内容は「黙示録の到来」「神の裁き」という、厳しい内容である。

劇中、ローガンがローラにこう語るシーンがある。


「人を殺めた過去は変えられない。それを背負うしかないんだ」


その発言を受けて『The Man Comes Around』を解釈すると、ローガンの死=裁きとなる。
しかし、ローガンには「救い」があった。ローラの存在だ。

■ " The virgins are all trimming their wicks "
この部分は「マタイによる福音書25:1-25:13 」 からの抜粋だと思われます。この話の中では10人の処女が出てきて、そのうちの5人は愚かで5人は賢明でした。そして「マタイによる福音書」では「愚かな5人の末路」が書かれていますが、ジョニー・キャッシュの歌詞では「賢明な5人の行い」が記述されています。

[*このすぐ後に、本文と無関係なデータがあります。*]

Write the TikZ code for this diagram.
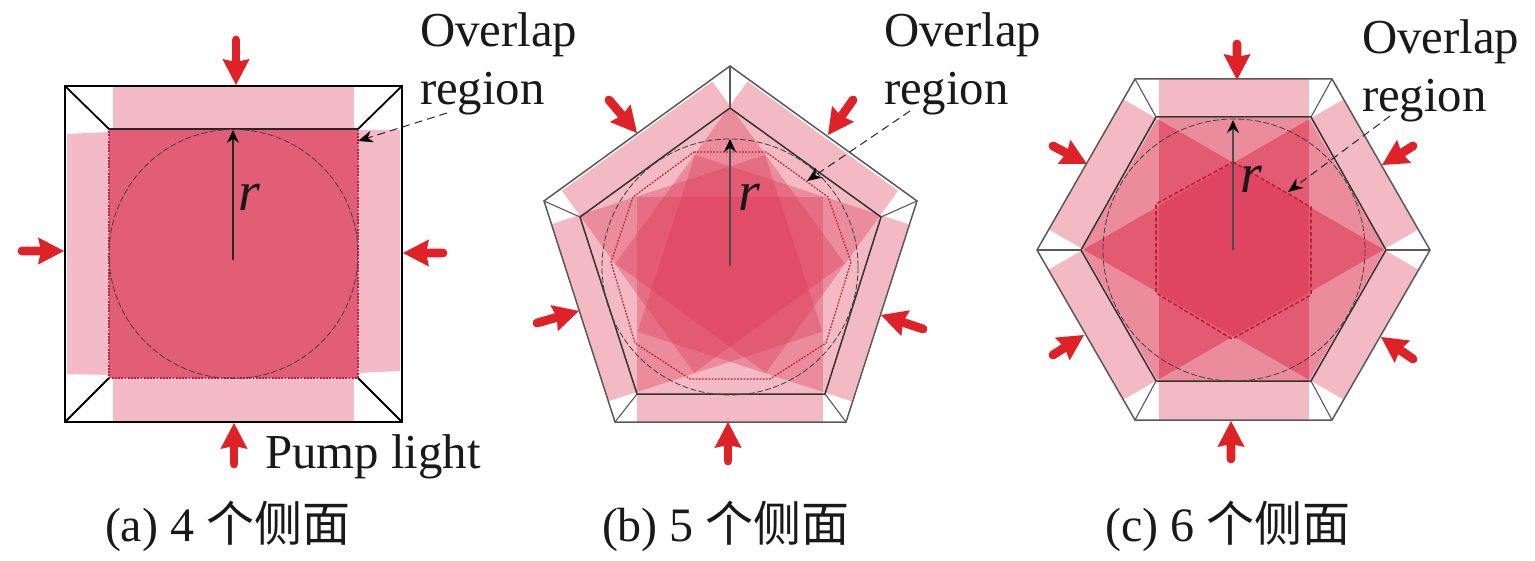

推測になりますが、恐らくジョニー・キャッシュはこの部分を「救い」若しくは「再生」として書いたのではないかと思いました。

https://old-new-music.blogspot.jp/2013/11/johnny-cash-man-comes-around.html


この「賢明な5人」こそがローラであり、ローガンにとっての救いだったのではないだろうか。この曲をエンディングに採用することで、監督はローガンに救いがあることを示したのだと思う。


ありがとうウルヴァリン、ありがとうローガン(チャールズも)。

X-MENシリーズは、単純なヒーローものではないところが良い。来年は3作品公開されるらしい(デッドプールは見ない)。

この素晴らしいウルヴァリンの余韻の延長線上で、21世紀フォックスには良い作品を期待している。